The obvious implication for the maintenance of a steady state in a social context amidst the continuous revision of roles is that structures must be created to identify, incorporate, understand, manage and utilize tension. The thesis of this paper is that this is precisely the task of the supervisory system and that our review of the social work literature indicates that it has always been so – but, perhaps, not always clearly articulated. (A very striking illustration of the failure of the supervisory system in a public welfare agency is presented by Wasserman (1970).)
Within the framework of the above concepts, the supervisory system continuously operates to incorporate and analyze the systemic meaning of tension rather than simply seek relief from it. Supervision, then, is operationalized as the thought an activity that constructs and maintains the conditions for a transformative process to take place and to continue the maintenance of a steady state in an open system by incorporating and responding to the tensions occasioned by the professional tasks of the worker and the agency in a specific organizational context.

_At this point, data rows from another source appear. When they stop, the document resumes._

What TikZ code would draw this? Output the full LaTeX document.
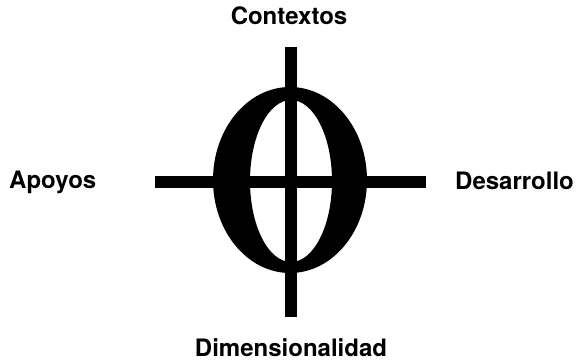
\documentclass[tikz,border=0pt]{standalone}
\usepackage{fontspec}
\setmainfont{TeX Gyre Heros}
\begin{document}
\begin{tikzpicture}[
    x=1pt, y=-1pt,
    font=\fontsize{24}{28}\selectfont\bfseries,
    lbl/.style={inner sep=0pt},
    axis/.style={line width=11.5pt, line cap=butt},
    glyph/.style={fill=black, even odd rule}
]
\useasboundingbox (0,0) rectangle (576,361);

% Central figure
\fill[glyph] (290,180) ellipse [x radius=77, y radius=93]
             (291,181) ellipse [x radius=41, y radius=81];

% Axes
\coordinate (left)   at (155,182);
\coordinate (right)  at (426,182);
\coordinate (top)    at (291,47);
\coordinate (bottom) at (291,317);
\draw[axis] (left) -- (right);
\draw[axis] (top) -- (bottom);

% Labels
\node[lbl, anchor=base]      (ctx) at (289,25)  {Contextos};
\node[lbl, anchor=base west] (apo) at (9,188)   {Apoyos};
\node[lbl, anchor=base west] (des) at (455,189) {Desarrollo};
\node[lbl, anchor=base]      (dim) at (291,356) {Dimensionalidad};

\end{tikzpicture}
\end{document}
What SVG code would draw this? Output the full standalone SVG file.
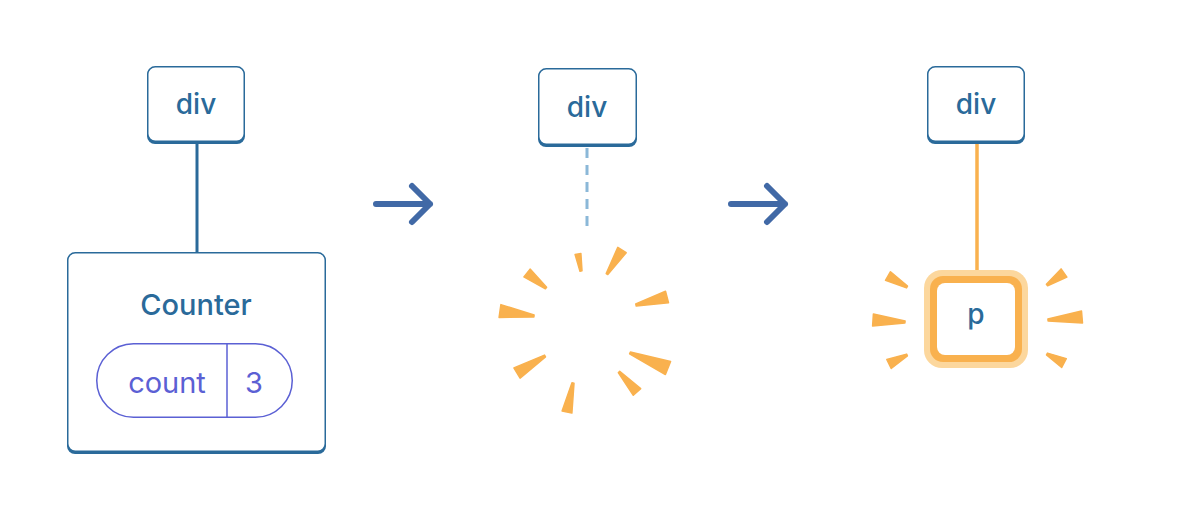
<svg xmlns="http://www.w3.org/2000/svg" width="1200" height="515" viewBox="0 0 1200 515">
<defs>
<style>
.nodeShadow{fill:#2a6a9a}
.nodeBox{fill:#ffffff;stroke:#2a6a9a;stroke-width:1.5}
.nodeText{font-family:Inter,"Open Sans","Liberation Sans",sans-serif;font-size:28px;fill:#2a6a9a;text-anchor:middle;font-weight:500}
.title{font-size:29px}
.pill{fill:#ffffff;stroke:#5b60d4;stroke-width:1.5}
.pillText{font-family:Inter,"Open Sans","Liberation Sans",sans-serif;font-size:29px;fill:#5b60d4;text-anchor:middle}
.edge{stroke:#2a6a9a;stroke-width:3;fill:none}
.edgeDash{stroke:#8bb8d8;stroke-width:3;fill:none;stroke-dasharray:10 7}
.edgeNew{stroke:#f9b14e;stroke-width:3.5;fill:none}
.step{stroke:#4169a6;stroke-width:6;fill:none;stroke-linecap:round;stroke-linejoin:round}
.spark{fill:#f9b14e;stroke:#f9b14e;stroke-width:1.5;stroke-linejoin:round}
</style>
</defs>
<rect width="1200" height="515" fill="#ffffff"/>

<g id="connectors">
<line class="edge" x1="197" y1="142" x2="197" y2="253"/>
<line class="edgeDash" x1="587" y1="148" x2="587" y2="232"/>
<line class="edgeNew" x1="977" y1="143" x2="977" y2="278"/>
<path class="step" d="M376,204 H430 M412,186 L430,204 L412,222"/>
<path class="step" d="M731,204 H785 M767,186 L785,204 L767,222"/>
</g>

<g id="div-left">
<rect class="nodeShadow" x="147" y="67" width="98" height="77" rx="8"/>
<rect class="nodeBox" x="147.75" y="66.75" width="96.5" height="74.5" rx="7.5"/>
<text class="nodeText" x="196" y="114">div</text>
</g>

<g id="counter">
<rect class="nodeShadow" x="67" y="253" width="259" height="201" rx="8"/>
<rect class="nodeBox" x="67.75" y="252.75" width="257.5" height="198.5" rx="7.5"/>
<text class="nodeText title" x="196" y="315">Counter</text>
<g id="count-state">
<rect class="pill" x="96.75" y="343.75" width="195.5" height="73.5" rx="36.75"/>
<line x1="227" y1="344" x2="227" y2="417" stroke="#5b60d4" stroke-width="1.5"/>
<text class="pillText" x="167" y="393">count</text>
<text class="pillText" x="254" y="393">3</text>
</g>
</g>

<g id="div-middle">
<rect class="nodeShadow" x="538" y="69" width="99" height="78" rx="8"/>
<rect class="nodeBox" x="538.75" y="68.75" width="97.5" height="75.5" rx="7.5"/>
<text class="nodeText" x="587" y="117">div</text>
</g>

<g id="burst-removed">
<polygon class="spark" points="582,270.8 580.9,253.5 575.1,254.5 580,271.2"/>
<polygon class="spark" points="607.8,274.5 626.2,252.7 617.8,247.3 606.2,273.5"/>
<polygon class="spark" points="636.25,306 668.5,302.8 665.5,291.2 635.75,304"/>
<polygon class="spark" points="629.6,353.9 665.4,374.5 670.6,361.5 630.4,352.1"/>
<polygon class="spark" points="618.3,372.7 633.3,395.3 640.7,388.7 619.7,371.3"/>
<polygon class="spark" points="572,382.8 562.1,411 571.9,413 574,383.2"/>
<polygon class="spark" points="544.5,355.1 513.9,367.9 520.1,378.1 545.5,356.9"/>
<polygon class="spark" points="534.1,315 500.9,304.6 499.1,317.4 533.9,317"/>
<polygon class="spark" points="546.6,287.2 530.1,269.1 523.9,276.9 545.4,288.8"/>
</g>

<g id="div-right">
<rect class="nodeShadow" x="927" y="67" width="98" height="77" rx="8"/>
<rect class="nodeBox" x="927.75" y="66.75" width="96.5" height="74.5" rx="7.5"/>
<text class="nodeText" x="976" y="114">div</text>
</g>

<g id="p-new">
<rect x="924" y="270" width="104" height="98" rx="18" fill="#fcd79d"/>
<rect x="930" y="276" width="92" height="86" rx="13" fill="#f9b14e"/>
<rect x="937" y="283" width="78" height="72" rx="8" fill="#ffffff"/>
<text class="nodeText" x="976" y="324">p</text>
</g>

<g id="burst-new">
<polygon class="spark" points="907.5,286.1 890.5,271.7 885.5,280.3 906.5,287.9"/>
<polygon class="spark" points="905.1,321 873.4,314 872.6,326 904.9,323"/>
<polygon class="spark" points="906.6,354.1 886.8,359.5 891.2,368.5 907.4,355.9"/>
<polygon class="spark" points="1047.6,285.8 1066.9,277.1 1061.1,268.9 1046.4,284.2"/>
<polygon class="spark" points="1048.1,321 1082.5,323 1081.5,311 1047.9,319"/>
<polygon class="spark" points="1046.5,354.9 1061.7,367.4 1066.3,358.6 1047.5,353.1"/>
</g>
</svg>
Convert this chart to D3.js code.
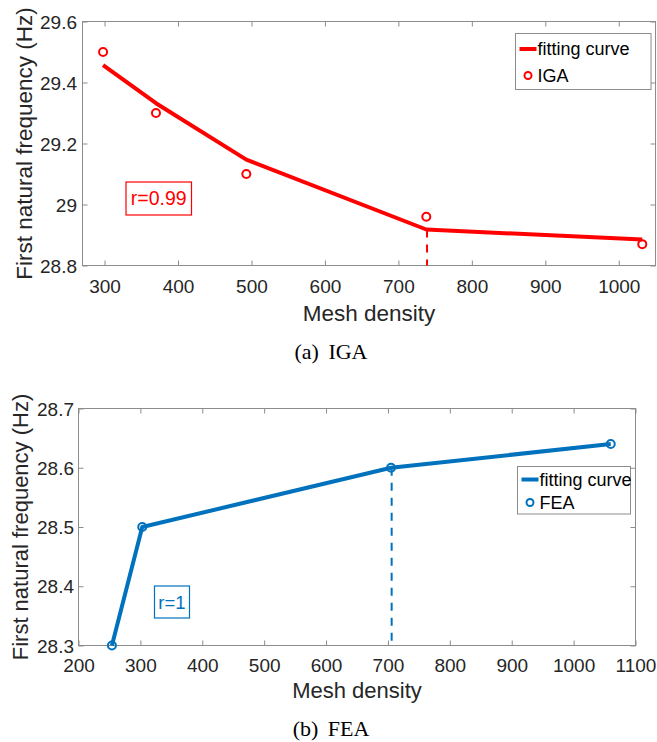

Goode’s presentation of role-strain reduction via the use of social mechanisms in a role-set can point to an approach to the management of role-strain by trying to bring about more adequate expectations and behavioral definitions for all involved in the role-set. The professional social work task is defined primarily by a commitment to values that the social worker attempts to articulate in a particular social context. The tension or role-strain involved and experienced can serve both as an indicator and a motivator for the direction of the worker’s action. His action is primarily a conscious and purposeful attempt to behaviorally redefine roles in a given social context.
Within the context of the professional task, then, the supervisory system relates to the structure maintaining and structure building aspects of social work and, therefore, tension is a central and useful factor. The practice of social work administration on the supervisory level is focused on involving workers in the process of structure building or adjustment via the experience of their tension and the elucidation of its meaning in light of the behavioral definitions of members in the role-set and the professional task. The principle educational focus of the supervisory system, then, would be the training of staff in the identification, understanding and use of tension in the performance of the social work task and the provision of conditions that support following through and implementing strategies of action based upon that information.
The above approach to supervision suggests a strong need for research in the area of role-strain and role conflict in social work supervision. To my knowledge, there are no research studies explicitly focused on role-strain and role conflict in the supervisory process. Here, again, Role theory provides us with an established tradition of research in which many of the variables have been defined operationally. The findings and methods of research in industrial psychology, for example, could be fruitfully applied to a systematic and more precise understanding of the meaning of tension in the practice of social work supervision in specific agency and organizational contexts.